GOAL OF THE EXERCISE: Print the lines starting at the line containing "Reproduce this chart" and ending at the line containing "import pandas as pd", exactly and in full, without the pictures.

MATERIAL SUPPLIED:
------------------------------------------------------------

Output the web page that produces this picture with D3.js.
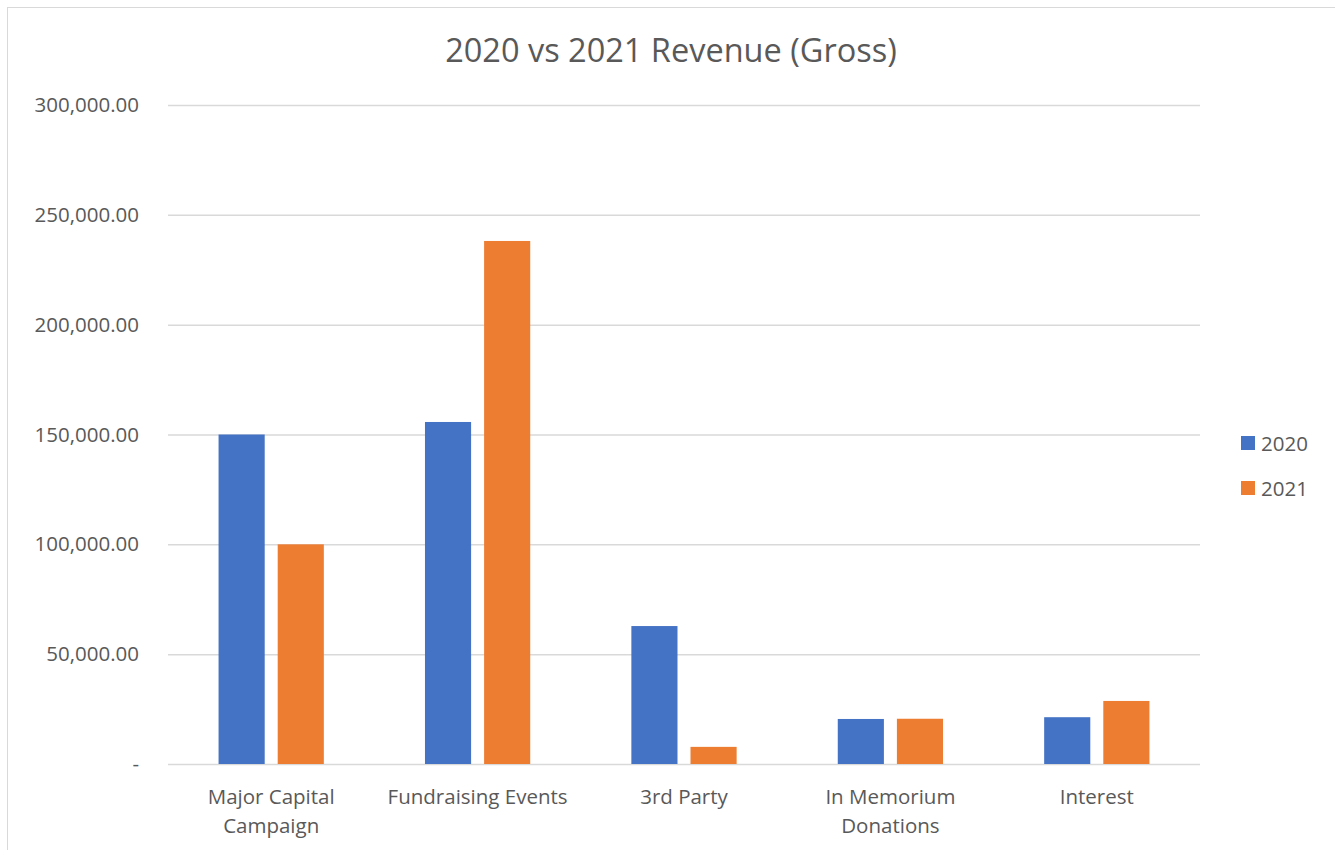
<!DOCTYPE html>
<html>
<head>
<meta charset="utf-8">
<script src="https://cdn.jsdelivr.net/npm/d3@7"></script>
<style>
  body { margin: 0; background: #fff; }
  text { font-family: "Open Sans", sans-serif; fill: #595959; }
</style>
</head>
<body>
<script>
const categories = [["Major Capital", "Campaign"], ["Fundraising Events"], ["3rd Party"], ["In Memorium", "Donations"], ["Interest"]];
const seriesNames = ["2020", "2021"];
const values2020 = [150000, 155700, 62800, 20500, 21300];
const values2021 = [100000, 238100, 7800, 20600, 28700];
const yTicks = [0, 50000, 100000, 150000, 200000, 250000, 300000];
const colors = ["#4472C4", "#ED7D31"];

function main(){
    const canvasWidth = 1335;
    const canvasHeight = 850;

    const svg = d3.select("body").append("svg")
        .attr("width", canvasWidth)
        .attr("height", canvasHeight);

    // chart frame, right and bottom edges fall outside the picture
    svg.append("rect")
        .attr("x", 7.5).attr("y", 7.5)
        .attr("width", 1345).attr("height", 860)
        .attr("fill", "none")
        .attr("stroke", "#D9D9D9");

    svg.append("text")
        .attr("x", 671)
        .attr("y", 62)
        .attr("text-anchor", "middle")
        .attr("font-size", "32.5px")
        .text("2020 vs 2021 Revenue (Gross)");

    const left = 168, right = 1200, top = 105, bottom = 764;
    const catKeys = categories.map(c => c.join(" "));

    const x0 = d3.scaleBand().domain(catKeys).range([left, right])
        .paddingInner(0.49).paddingOuter(0.245);
    const x1 = d3.scaleBand().domain(seriesNames).range([0, x0.bandwidth()])
        .paddingInner(0.22).paddingOuter(0);
    const y = d3.scaleLinear().domain([0, 300000]).range([bottom, top]);

    const fmt = d3.format(",.2f");
    const yAxis = d3.axisLeft(y).tickValues(yTicks)
        .tickSize(-(right - left)).tickPadding(29)
        .tickFormat(d => d === 0 ? "-" : fmt(d));

    const gy = svg.append("g").attr("transform", `translate(${left},0)`).call(yAxis);
    gy.select(".domain").remove();
    gy.selectAll(".tick line").attr("stroke", "#D9D9D9").attr("stroke-width", 1.5);
    gy.selectAll(".tick text").attr("font-size", "20.5px").attr("fill", "#595959")
        .attr("font-family", "Open Sans, sans-serif");

    const rows = catKeys.map((k, i) => ({ key: k, vals: [values2020[i], values2021[i]] }));

    const groups = svg.append("g").selectAll("g").data(rows).join("g")
        .attr("transform", d => `translate(${x0(d.key)},0)`);
    groups.selectAll("rect")
        .data(d => d.vals.map((v, j) => ({ name: seriesNames[j], v: v, j: j })))
        .join("rect")
        .attr("x", d => x1(d.name))
        .attr("width", x1.bandwidth())
        .attr("y", d => y(d.v))
        .attr("height", d => y(0) - y(d.v))
        .attr("fill", d => colors[d.j]);

    // category labels
    const xl = svg.append("g");
    categories.forEach((c, i) => {
        const t = xl.append("text")
            .attr("x", x0(catKeys[i]) + x0.bandwidth() / 2)
            .attr("y", 804)
            .attr("text-anchor", "middle")
            .attr("font-size", "20.5px");
        c.forEach((line, k) => {
            t.append("tspan").attr("x", x0(catKeys[i]) + x0.bandwidth() / 2)
                .attr("dy", k === 0 ? 0 : 29).text(line);
        });
    });

    // legend
    const legend = svg.append("g").attr("transform", "translate(1241,436)");
    seriesNames.forEach((s, i) => {
        legend.append("rect").attr("x", 0).attr("y", i * 45)
            .attr("width", 14).attr("height", 14).attr("fill", colors[i]);
        legend.append("text").attr("x", 20).attr("y", i * 45 + 14.5)
            .attr("font-size", "20.5px").text(s);
    });
}
main();
</script>
</body>
</html>
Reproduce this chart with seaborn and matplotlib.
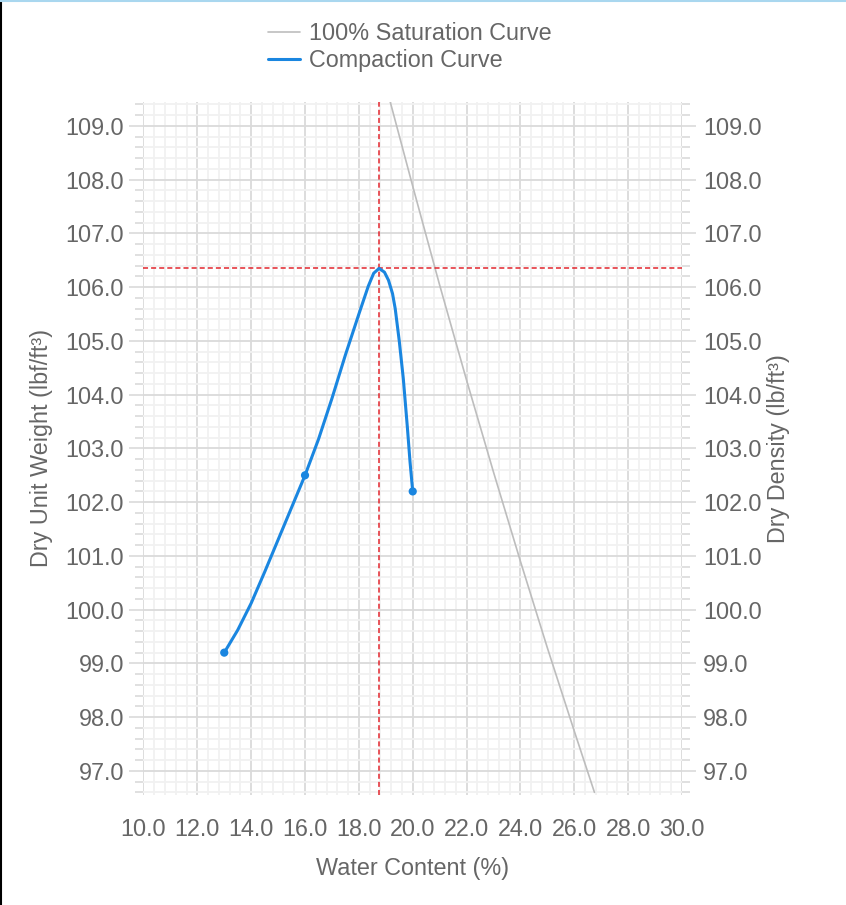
import matplotlib
matplotlib.use("Agg")
import matplotlib.pyplot as plt
from matplotlib.ticker import MultipleLocator, FormatStrFormatter
from matplotlib.lines import Line2D
import seaborn as sns
import pandas as pd

# Compaction test points (water content %, dry unit weight lbf/ft3)
test_wc = [13.0, 16.0, 20.0]
test_dd = [99.2, 102.5, 102.2]

# Smoothed compaction curve
curve_wc = [13.0, 13.5, 14.0, 14.5, 15.0, 15.5, 16.0, 16.5, 17.0, 17.5, 18.0, 18.35,
            18.55, 18.75, 18.95, 19.1, 19.25, 19.35, 19.5, 19.65, 19.8, 19.9, 20.0]
curve_dd = [99.2, 99.62, 100.12, 100.7, 101.3, 101.9, 102.5, 103.17, 103.93, 104.74, 105.5, 106.02,
            106.26, 106.35, 106.28, 106.13, 105.88, 105.6, 105.0, 104.3, 103.4, 102.75, 102.2]

# 100% saturation (zero air voids) line
sat_wc = [19.1, 20.0, 21.0, 22.0, 23.0, 24.0, 25.0, 26.0, 26.75]
sat_dd = [109.57, 107.88, 106.04, 104.27, 102.56, 100.9, 99.29, 97.74, 96.6]

# Optimum water content / max dry unit weight
opt_wc = 18.75
max_dd = 106.35

x_ticks = [10, 12, 14, 16, 18, 20, 22, 24, 26, 28, 30]
y_ticks = [97, 98, 99, 100, 101, 102, 103, 104, 105, 106, 107, 108, 109]

text_col = "#666666"
grid_major = "#dadada"
grid_minor = "#f1f1f1"
blue = "#1a86e0"
red = "#e3262e"
gray = "#bdbdbd"
fs = 16.8

sns.set_theme(style="white")
plt.rcParams["font.family"] = ["Liberation Sans", "DejaVu Sans"]

fig = plt.figure(figsize=(8.46, 9.05), dpi=100)
ax = fig.add_axes([0.1696, 0.1215, 0.6365, 0.766])

sat_df = pd.DataFrame({"wc": sat_wc, "dd": sat_dd})
curve_df = pd.DataFrame({"wc": curve_wc, "dd": curve_dd})
test_df = pd.DataFrame({"wc": test_wc, "dd": test_dd})

sns.lineplot(data=sat_df, x="wc", y="dd", ax=ax, color=gray, linewidth=1.2,
             sort=False, label="100% Saturation Curve", zorder=3)
sns.lineplot(data=curve_df, x="wc", y="dd", ax=ax, color=blue, linewidth=2.2,
             sort=False, label="Compaction Curve", zorder=4)
sns.scatterplot(data=test_df, x="wc", y="dd", ax=ax, color=blue, s=35,
                edgecolor="none", zorder=5, legend=False)

ax.axvline(opt_wc, color=red, linewidth=1.1, linestyle=(0, (3.3, 2)), zorder=3)
ax.axhline(max_dd, color=red, linewidth=1.1, linestyle=(0, (3.3, 2)), zorder=3)

ax.set_xlim(10, 30)
ax.set_ylim(96.55, 109.45)
ax.set_xticks(x_ticks)
ax.set_yticks(y_ticks)
ax.xaxis.set_minor_locator(MultipleLocator(0.4))
ax.yaxis.set_minor_locator(MultipleLocator(0.2))
ax.xaxis.set_major_formatter(FormatStrFormatter("%.1f"))
ax.yaxis.set_major_formatter(FormatStrFormatter("%.1f"))

ax.grid(which="major", color=grid_major, linewidth=1.3, zorder=1)
ax.grid(which="minor", color=grid_minor, linewidth=1.3, zorder=0)
ax.set_axisbelow(True)
for s in ax.spines.values():
    s.set_visible(False)

ax.tick_params(axis="both", which="both", colors=grid_major, labelcolor=text_col,
               labelsize=fs, width=1.2)
ax.tick_params(axis="y", which="major", length=10, pad=4)
ax.tick_params(axis="y", which="minor", length=5.5)
ax.tick_params(axis="x", which="major", length=9.5, pad=7)
ax.tick_params(axis="x", which="minor", length=4)

ax.set_xlabel("Water Content (%)", fontsize=fs, color=text_col)
ax.set_ylabel("Dry Unit Weight (lbf/ft³)", fontsize=fs, color=text_col)
ax.xaxis.set_label_coords(0.5, -0.09)
ax.yaxis.set_label_coords(-0.168, 0.5)

# Right hand axis with the same scale
ax2 = ax.twinx()
ax2.set_ylim(ax.get_ylim())
ax2.set_yticks(y_ticks)
ax2.yaxis.set_minor_locator(MultipleLocator(0.2))
ax2.yaxis.set_major_formatter(FormatStrFormatter("%.1f"))
ax2.grid(False)
for s in ax2.spines.values():
    s.set_visible(False)
ax2.tick_params(axis="y", which="both", colors=grid_major, labelcolor=text_col,
                labelsize=fs, width=1.2)
ax2.tick_params(axis="y", which="major", length=10, pad=5)
ax2.tick_params(axis="y", which="minor", length=5.5)
ax2.set_ylabel("Dry Density (lb/ft³)", fontsize=fs, color=text_col)
ax2.yaxis.set_label_coords(1.158, 0.5)

# Legend above the plot
handles, labels = ax.get_legend_handles_labels()
ax.legend_.remove()
leg = ax2.legend(handles, labels, loc="upper center", bbox_to_anchor=(410 / 846, 1 - 22 / 905),
                 bbox_transform=fig.transFigure, frameon=False, fontsize=fs,
                 handlelength=1.36, handletextpad=0.38, labelspacing=0.18,
                 borderpad=0, borderaxespad=0)
for t in leg.get_texts():
    t.set_color(text_col)

# Screenshot border edges
fig.add_artist(Line2D([0.001, 0.001], [0, 1], transform=fig.transFigure, color="black", linewidth=1.5))
fig.add_artist(Line2D([0, 1], [0.999, 0.999], transform=fig.transFigure, color="#a9d7ef", linewidth=1.5))

fig.savefig("out.png", dpi=100)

------------------------------------------------------------

ANSWER TO THE EXERCISE:
Reproduce this chart with seaborn and matplotlib.
import matplotlib
matplotlib.use("Agg")
import matplotlib.pyplot as plt
from matplotlib.ticker import MultipleLocator, FormatStrFormatter
from matplotlib.lines import Line2D
import seaborn as sns
import pandas as pd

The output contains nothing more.